The first computer I ever got was a Mac, back the the D.A.Y. when all you had were 128K floppy discs and no hard drive to speak of. The emergency disk eject was a hole you had to insert the end of a paper clip into. It was a grey scale screen and the mouse looked like a beige plastic brick.
But to me, that computer was the BOMB. I still have it down in my basement somewhere.
Throughout college I used that mac to write my papers, and it still worked pretty good (back when you could still get printer catridges for pinfeed printers). When I started my IT career, I moved over to Windows and never really looked back. I became that PC purist type that thought there was no way anyone could ever top the sweetness of Windows and the versatility of the PC.
So, when my wife suggested we get a Mac, I was skeptical. I knew that the Apple computers were known for their image and media capabilities (features I was coming to realize my Dell couldn’t do very well… at all). So I gave in when she insisted, and pretty soon we had a brand new aluminum iMac sitting on the desk right next to my big black Dell.
It didn’t take me long to gravitate back to the computer that started it all for me. The thing ran like greased poop down a slide, (which means fast), and it did just about anything I asked it to. My wife started noticing me jumping on it to pull up a web page instead of waiting the requisite four minutes for my PC to come out of hibernate.
The thing I liked about it most was that, when I wanted to pull video off my digital camcorder, all I had to do was plug in the firewire cable and turn the camera on in VCR mode. The mac would immediately pull up iMovie, rewind the tape in the camera, and start burning. No drivers to load, no configuration to set up, and no real intervention on my part necessary.
I started envying her screen size when we would play World of Warcraft (so much so that I was compelled to buy a 24″ monitor just to keep up with her).

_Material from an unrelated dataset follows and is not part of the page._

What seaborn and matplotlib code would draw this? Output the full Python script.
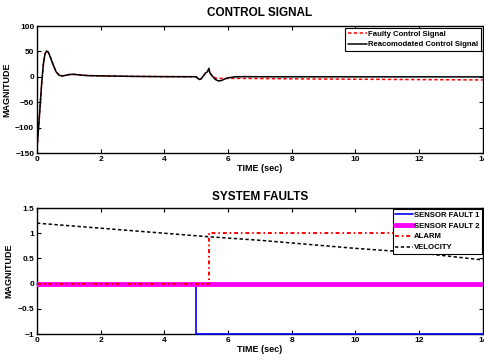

Eventually I used my Dell less and less, and when I discovered the beauty of PC virtualization on the Mac, I took the plunge and moved all my applications off the old Dell and put everything on the Mac. I packed up the big box PC and hooked it up to the flatscreen TV (where it is used infrequently when we want to see something on the internet incredibly large). Now the Mac has two 24″ displays (the monitor I originally bought for the PC hooked up beautifully with a little Mini-DV dongle) and we use it to do our photos, budget, internet, and just about anything else.
It was the perfect computer… key word: was.
Then we installed Leopard.
Now I can’t get my firewire to work. It won’t recognize the camera, even though I hooked it up to the old PC and everything worked fine (so I know it’s not the camera or the cable). I called Apple support and spent over an hour trying to fix it, with no success. Now I am faced with having to take it into a Mac service place and get it fixed. This, to IT professionals and computer enthusiasts like myself, is like accepting defeat. But I don’t know what else to do… I want my stupid camera to work!
So, yes, I love the Mac. It is very powerful, the applications are easy to use and the whole thing is very quick. But I was not thrilled at all with the upgrade from Tiger to Leopard. It didn’t make the computer worse, it just made stuff… stop working. And for a computer system that preaches how much better it is than a PC… well, that’s a very Windows move.